Kensington Palace, which remains in its private quarters the London residence of Prince William and Kate (for ever to be known as) Middleton, currently has an exhibition in its public rooms of “Untold Lives”, a medley of royal servants. If any of the tourists walking round on Thursday felt the piquancy of treading so close to a home Kate Middleton may or may not be in (for the first time since her marriage, probably, nobody can say for sure where she is), that didn’t show on their politely interested faces.
The opening portrait is of Bridget Holmes: 96 years old, carrying a mop in comedic representation of her role as a “necessary woman” to monarchs all the way from Charles I to William III. Taking into account the different conception of childhood in the 1590s, when she was born, we can reasonably assume Holmes spent about 90 continuous years shovelling shit, her life remaining untold so that the story of kings could be told.
That’s the deal with the monarchy; inequality needs two halves – a large number of lives debased and made menial to enable some shiny ones at the top. It would have made perfect sense when kings, having divine right, were a bridge between men and God, and a reasonable amount of sense in an age of greater deference, but these days it only makes sense if the spectacle of enormous wealth is itself somehow nourishing to the national psyche.
If William and Kate represent some fantasy life, that we can enjoy remotely as a fairytale, projecting ourselves into it, then – here’s a cute paradox – the more that costs, the more it’s worth it. It never did it for me, but what do I know? The Prince and Princess of Wales only have one job in this contract, which is to enjoy perfect lives. People always go on about how hard the royals work, and I’ve never really bought it – how hard can it be, going places, shaking hands, being polite, going home? But if the real job is to embody a life in which wealth, being magic, has erased every care, then I can see that would be awesomely hard work.
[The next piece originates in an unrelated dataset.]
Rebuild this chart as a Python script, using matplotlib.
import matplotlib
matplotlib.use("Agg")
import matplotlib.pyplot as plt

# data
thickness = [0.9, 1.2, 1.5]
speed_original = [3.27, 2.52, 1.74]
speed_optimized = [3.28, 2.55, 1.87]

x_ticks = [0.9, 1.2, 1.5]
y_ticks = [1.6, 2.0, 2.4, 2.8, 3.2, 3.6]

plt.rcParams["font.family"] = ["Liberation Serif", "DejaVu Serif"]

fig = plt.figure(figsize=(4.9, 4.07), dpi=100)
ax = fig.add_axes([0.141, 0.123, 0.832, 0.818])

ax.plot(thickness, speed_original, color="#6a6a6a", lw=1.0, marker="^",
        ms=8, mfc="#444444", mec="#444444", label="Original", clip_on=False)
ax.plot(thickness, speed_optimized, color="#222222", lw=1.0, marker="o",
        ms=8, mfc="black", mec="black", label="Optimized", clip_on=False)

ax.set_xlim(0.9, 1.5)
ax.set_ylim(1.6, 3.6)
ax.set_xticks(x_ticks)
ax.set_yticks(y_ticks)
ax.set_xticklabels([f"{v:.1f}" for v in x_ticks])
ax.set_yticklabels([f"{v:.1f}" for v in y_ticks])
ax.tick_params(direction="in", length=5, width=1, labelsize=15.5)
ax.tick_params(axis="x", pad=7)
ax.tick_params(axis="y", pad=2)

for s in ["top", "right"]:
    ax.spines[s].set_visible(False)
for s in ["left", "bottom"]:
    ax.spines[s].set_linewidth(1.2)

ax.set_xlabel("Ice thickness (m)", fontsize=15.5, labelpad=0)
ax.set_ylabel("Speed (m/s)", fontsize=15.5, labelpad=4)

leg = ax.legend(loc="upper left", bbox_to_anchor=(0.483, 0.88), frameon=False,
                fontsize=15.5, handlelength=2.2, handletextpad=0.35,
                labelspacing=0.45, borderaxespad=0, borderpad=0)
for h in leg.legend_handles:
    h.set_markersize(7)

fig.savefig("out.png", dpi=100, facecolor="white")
Just how much damage this family has inflicted on itself since Kate was last seen in public on Christmas Day will be impossible to determine until the mystery has lifted. Certainly, they’ve breached their contract with the world’s media. When news agencies had to pull the Mother’s Day photo of the princess and her three children, believing it to have been doctored, this holed them beneath the waterline, trust wise, and it’s hard to see how they could now recover. Phil Chetwynd, global news director of Agence France-Presse, described neutrally on BBC Radio 4 that the Firm had moved into the same credibility bucket as North Korea, which seems harsh – almost nobody, except everyone on the internet, thinks Kate Middleton has been shot in the head – but fair. Trust is pretty binary: you either have it or you don’t.
The relationship between the British press and the royals has been vexed for ages, observably since Meghxit but arguably since Diana. The deal was supposed to be this: the tabloid press would write fawningly about the core team, choose one or two hate figures whose privacy would be traduced and inner life relentlessly speculated upon, and the Firm would enable all that with tactical intel drops and the turning of a blind eye.
It really did seem in 1997 as though that equilibrium had been destroyed. In the aftermath of Diana’s death, the red tops talked about a “vast outpouring of grief”, and that was real, but they omitted to mention the rage people felt towards the newspapers that had hounded her. The palace, though, sought no vengeance. Only Harry admitted even holding a grudge, and things were back to normal pretty soon. Harry and Meghan’s various cases against the press were a mixed bag – some won, some dropped. What they didn’t achieve was any significant realignment of the media/monarchy protocols. In the end, it’s Harry living in the US, trying to make sense of a life he wasn’t born to rule, not the Daily Mail.
With the British public, though, the royals’ contract is completely different. A small but growing number of us wish they would simply desist, become normal, stop costing so much. A sizeable middle doesn’t care one way or the other, and those who do watch these lives with fascinated admiration need them to be perfect. We can talk loftily about William and Kate’s missteps – how could they have been so stupid as to Photoshop an image, and so amateurishly? Don’t they know the first rule of lying, in public life, which is: stop doing it and tell the truth? But they haven’t been stupid at all, they’ve behaved exactly as humans do, trapped in a deal they can’t uphold. They cannot lead the perfect, trouble-free lives that they have to lead in order to make sense.
The rumours and theories about what’s happened to Kate Middleton are so varied and lurid now that whatever the truth is, I anticipate its landing as a bit of an anticlimax, which will hasten the return of normality. So maybe they’ve actually played a blinder, and with their secrecy and cack-handedness generated a drama against which the truth will look like no big deal. But I don’t think this was deliberate. I think their lives are, ironically, a bit like a fairytale, but one of the dark ones, where a troll (or a nation of trolls) holds them hostage to an impossible demand.